** Stated goal **
Extract only the first line of the listing and every line after it up to and including the one with "0.14, 0.18, 0.12, 0.16, 0.13, 0.11, 0.15, 0.12, 0.14, 0.13]". Omit the pictures.

** Given data **
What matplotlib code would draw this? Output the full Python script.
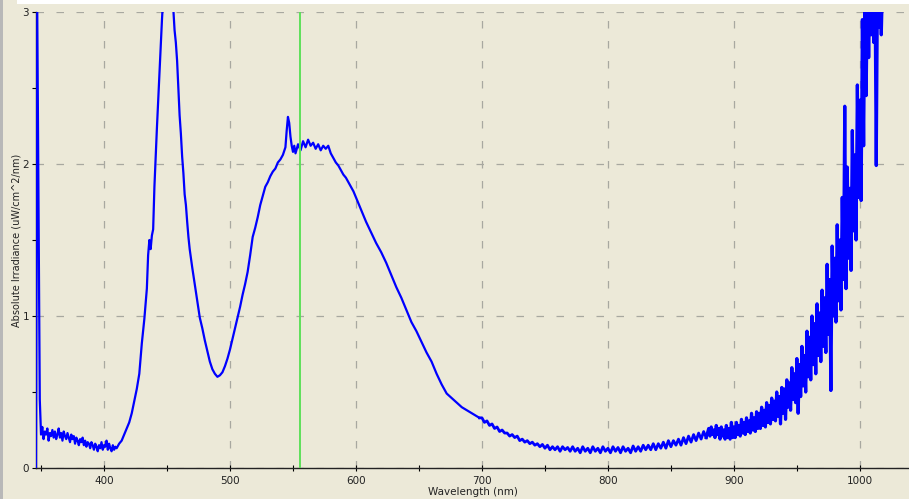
import numpy as np
import matplotlib
matplotlib.use("Agg")
import matplotlib.pyplot as plt
from matplotlib.patches import Rectangle
from matplotlib.ticker import MultipleLocator

# Spectrum, split into pieces
# 346-410 nm, 1 nm steps (detector edge spike + noisy baseline)
uv_wl = list(range(346, 411))
uv_irr = [0.00, 3.00, 1.75, 0.45, 0.22,
          0.27, 0.19, 0.24, 0.22, 0.26, 0.18, 0.23, 0.21, 0.25, 0.20,
          0.24, 0.19, 0.22, 0.26, 0.20, 0.23, 0.18, 0.24, 0.21, 0.19,
          0.23, 0.20, 0.17, 0.22, 0.19, 0.21, 0.16, 0.20, 0.18, 0.15,
          0.19, 0.17, 0.20, 0.15, 0.18, 0.14, 0.17, 0.16, 0.13, 0.17,
          0.15, 0.12, 0.16, 0.14, 0.11, 0.15, 0.13, 0.17, 0.12, 0.15,
          0.14, 0.18, 0.12, 0.16, 0.13, 0.11, 0.15, 0.12, 0.14, 0.13]

# 412-698 nm, blue peak + phosphor hump
peak_wl = [412, 414, 416, 418, 420, 422, 424, 426, 428, 430, 432, 434, 435, 436,
           437, 438, 439, 440, 441, 442, 443, 444, 445, 446, 447, 450, 453, 455,
           456, 457, 458, 459, 460, 461, 462, 463, 464, 465, 466, 467, 468, 470,
           472, 474, 476, 478, 480, 482, 484, 486, 488, 490, 492, 494, 496, 498,
           500, 502, 504, 506, 508, 510, 512, 514, 516, 518, 520, 522, 524, 526,
           528, 530, 532, 534, 536, 538, 540, 542, 544, 545, 546, 547, 548, 549,
           550, 551, 552, 554, 556, 558, 560, 562, 564, 566, 568, 570, 572, 574,
           576, 578, 580, 582, 584, 586, 588, 590, 592, 594, 596, 598, 600, 604,
           608, 612, 616, 620, 624, 628, 632, 636, 640, 644, 648, 652, 656, 660,
           664, 668, 672, 676, 680, 684, 688, 692, 696, 698]
peak_irr = [0.16, 0.18, 0.22, 0.26, 0.30, 0.36, 0.44, 0.52, 0.62, 0.82, 0.98, 1.18, 1.40, 1.50,
            1.44, 1.53, 1.57, 1.85, 2.05, 2.24, 2.42, 2.60, 2.78, 2.95, 3.10, 3.20, 3.15, 3.02,
            2.88, 2.80, 2.68, 2.50, 2.32, 2.20, 2.05, 1.94, 1.80, 1.73, 1.62, 1.52, 1.44, 1.32,
            1.21, 1.10, 0.99, 0.92, 0.84, 0.77, 0.70, 0.65, 0.62, 0.60, 0.61, 0.63, 0.67, 0.72,
            0.78, 0.85, 0.92, 0.99, 1.06, 1.14, 1.21, 1.29, 1.40, 1.52, 1.58, 1.65, 1.73, 1.79,
            1.85, 1.88, 1.92, 1.95, 1.97, 2.01, 2.03, 2.06, 2.11, 2.22, 2.31, 2.27, 2.18, 2.12,
            2.08, 2.12, 2.07, 2.13, 2.09, 2.15, 2.11, 2.16, 2.12, 2.14, 2.10, 2.13, 2.09, 2.12,
            2.10, 2.12, 2.07, 2.04, 2.01, 1.99, 1.96, 1.93, 1.91, 1.88, 1.85, 1.82, 1.78, 1.70,
            1.62, 1.55, 1.48, 1.42, 1.35, 1.27, 1.19, 1.12, 1.04, 0.96, 0.90, 0.83, 0.76, 0.70,
            0.62, 0.55, 0.49, 0.46, 0.43, 0.40, 0.38, 0.36, 0.34, 0.33]

# 700-878 nm, 2 nm steps, flat minimum
flat_wl = list(range(700, 879, 2))
flat_irr = [0.33, 0.30, 0.31, 0.28, 0.29, 0.26, 0.27, 0.24, 0.25, 0.23,
            0.23, 0.21, 0.22, 0.20, 0.21, 0.18, 0.19, 0.17, 0.18, 0.16,
            0.17, 0.15, 0.16, 0.14, 0.155, 0.13, 0.15, 0.12, 0.14, 0.12,
            0.14, 0.11, 0.14, 0.12, 0.135, 0.11, 0.14, 0.11, 0.13, 0.10,
            0.14, 0.11, 0.13, 0.10, 0.14, 0.11, 0.13, 0.10, 0.14, 0.11,
            0.13, 0.10, 0.14, 0.11, 0.135, 0.10, 0.14, 0.11, 0.13, 0.10,
            0.145, 0.11, 0.14, 0.11, 0.15, 0.12, 0.15, 0.12, 0.16, 0.12,
            0.16, 0.13, 0.17, 0.13, 0.18, 0.14, 0.18, 0.15, 0.19, 0.15,
            0.20, 0.16, 0.21, 0.17, 0.22, 0.18, 0.23, 0.19, 0.24, 0.20]

# 880-1018 nm, 1 nm steps, noisy NIR tail (clips above 3)
tail_wl = list(range(880, 1019))
tail_irr = [0.26, 0.21, 0.27, 0.22, 0.25, 0.20, 0.28, 0.22, 0.26, 0.19,
            0.27, 0.21, 0.25, 0.19, 0.28, 0.20, 0.26, 0.19, 0.30, 0.20,
            0.27, 0.20, 0.30, 0.22, 0.28, 0.21, 0.32, 0.23, 0.30, 0.22,
            0.33, 0.24, 0.31, 0.23, 0.36, 0.25, 0.33, 0.24, 0.37, 0.26,
            0.36, 0.26, 0.40, 0.28, 0.38, 0.27, 0.43, 0.30, 0.41, 0.29,
            0.46, 0.32, 0.44, 0.31, 0.50, 0.34, 0.47, 0.29, 0.53, 0.36,
            0.52, 0.32, 0.58, 0.40, 0.56, 0.38, 0.66, 0.45, 0.62, 0.43,
            0.72, 0.36, 0.68, 0.47, 0.80, 0.54, 0.74, 0.50, 0.90, 0.60,
            0.86, 0.58, 1.00, 0.68, 0.95, 0.62, 1.08, 0.74, 1.02, 0.70,
            1.17, 0.80, 1.12, 0.76, 1.34, 0.88, 1.24, 0.51, 1.46, 1.00,
            1.38, 0.96, 1.60, 1.10, 1.50, 1.04, 1.78, 1.24, 2.38, 1.18,
            1.98, 1.38, 1.84, 1.30, 2.22, 1.56, 2.06, 1.50, 2.52, 1.78,
            2.42, 1.76, 2.95, 2.12, 3.20, 2.45, 3.20, 2.70, 3.20, 2.85,
            3.20, 2.80, 3.20, 1.99, 3.20, 2.90, 3.20, 2.85, 3.20]

# green marker line
marker_wl = 555.5

bg = "#ECE9D8"


def draw_spectrum():
    fig = plt.figure(figsize=(9.09, 4.99), dpi=100, facecolor=bg)
    ax = fig.add_axes([36 / 909, 31 / 499, 873 / 909, 456 / 499])
    ax.set_facecolor(bg)

    # white strip at the top and grey border at the left, like the screenshot
    fig.add_artist(Rectangle((17 / 909, 495 / 499), 1, 4 / 499, transform=fig.transFigure,
                             facecolor="white", edgecolor="none", zorder=10))
    fig.add_artist(Rectangle((0, 0), 3 / 909, 1, transform=fig.transFigure,
                             facecolor="#b8b8b8", edgecolor="none", zorder=10))

    # smooth part thinner, noisy red/NIR part drawn a bit heavier so it reads as a band
    ax.plot(uv_wl + peak_wl, uv_irr + peak_irr, color="#0000FF", lw=1.6, zorder=3)
    ax.plot(peak_wl[-1:] + flat_wl, peak_irr[-1:] + flat_irr, color="#0000FF", lw=2.0, zorder=3)
    ax.plot(flat_wl[-1:] + tail_wl, flat_irr[-1:] + tail_irr, color="#0000FF", lw=2.3, zorder=3)
    ax.axvline(marker_wl, color="#5FE05A", lw=1.4, zorder=4)

    ax.set_xlim(346, 1039)
    ax.set_ylim(0, 3)

    ax.xaxis.set_major_locator(MultipleLocator(100))
    ax.xaxis.set_minor_locator(MultipleLocator(50))
    ax.yaxis.set_major_locator(MultipleLocator(1))
    ax.yaxis.set_minor_locator(MultipleLocator(0.5))

    ax.grid(True, which="major", color="#A8A8A0", ls=(0, (6, 10)), lw=0.9)
    ax.tick_params(axis="x", which="both", direction="inout", length=5, width=0.8,
                   labelsize=7.5, labelcolor="#222222", pad=3)
    ax.tick_params(axis="y", which="both", direction="out", length=3, width=0.8,
                   labelsize=7.5, labelcolor="#222222", pad=2)

    for side in ("top", "right"):
        ax.spines[side].set_visible(False)
    for side in ("left", "bottom"):
        ax.spines[side].set_color("#222222")
        ax.spines[side].set_linewidth(1.0)

    ax.set_xlabel("Wavelength (nm)", fontsize=7.5, color="#222222", labelpad=1)
    ax.set_ylabel("Absolute Irradiance (uW/cm^2/nm)", fontsize=7, color="#222222", labelpad=1)

    fig.savefig("out.png", dpi=100, facecolor=bg)


def main():
    draw_spectrum()


if __name__ == "__main__":
    main()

** The completed task **
What matplotlib code would draw this? Output the full Python script.
import numpy as np
import matplotlib
matplotlib.use("Agg")
import matplotlib.pyplot as plt
from matplotlib.patches import Rectangle
from matplotlib.ticker import MultipleLocator

# Spectrum, split into pieces
# 346-410 nm, 1 nm steps (detector edge spike + noisy baseline)
uv_wl = list(range(346, 411))
uv_irr = [0.00, 3.00, 1.75, 0.45, 0.22,
          0.27, 0.19, 0.24, 0.22, 0.26, 0.18, 0.23, 0.21, 0.25, 0.20,
          0.24, 0.19, 0.22, 0.26, 0.20, 0.23, 0.18, 0.24, 0.21, 0.19,
          0.23, 0.20, 0.17, 0.22, 0.19, 0.21, 0.16, 0.20, 0.18, 0.15,
          0.19, 0.17, 0.20, 0.15, 0.18, 0.14, 0.17, 0.16, 0.13, 0.17,
          0.15, 0.12, 0.16, 0.14, 0.11, 0.15, 0.13, 0.17, 0.12, 0.15,
          0.14, 0.18, 0.12, 0.16, 0.13, 0.11, 0.15, 0.12, 0.14, 0.13]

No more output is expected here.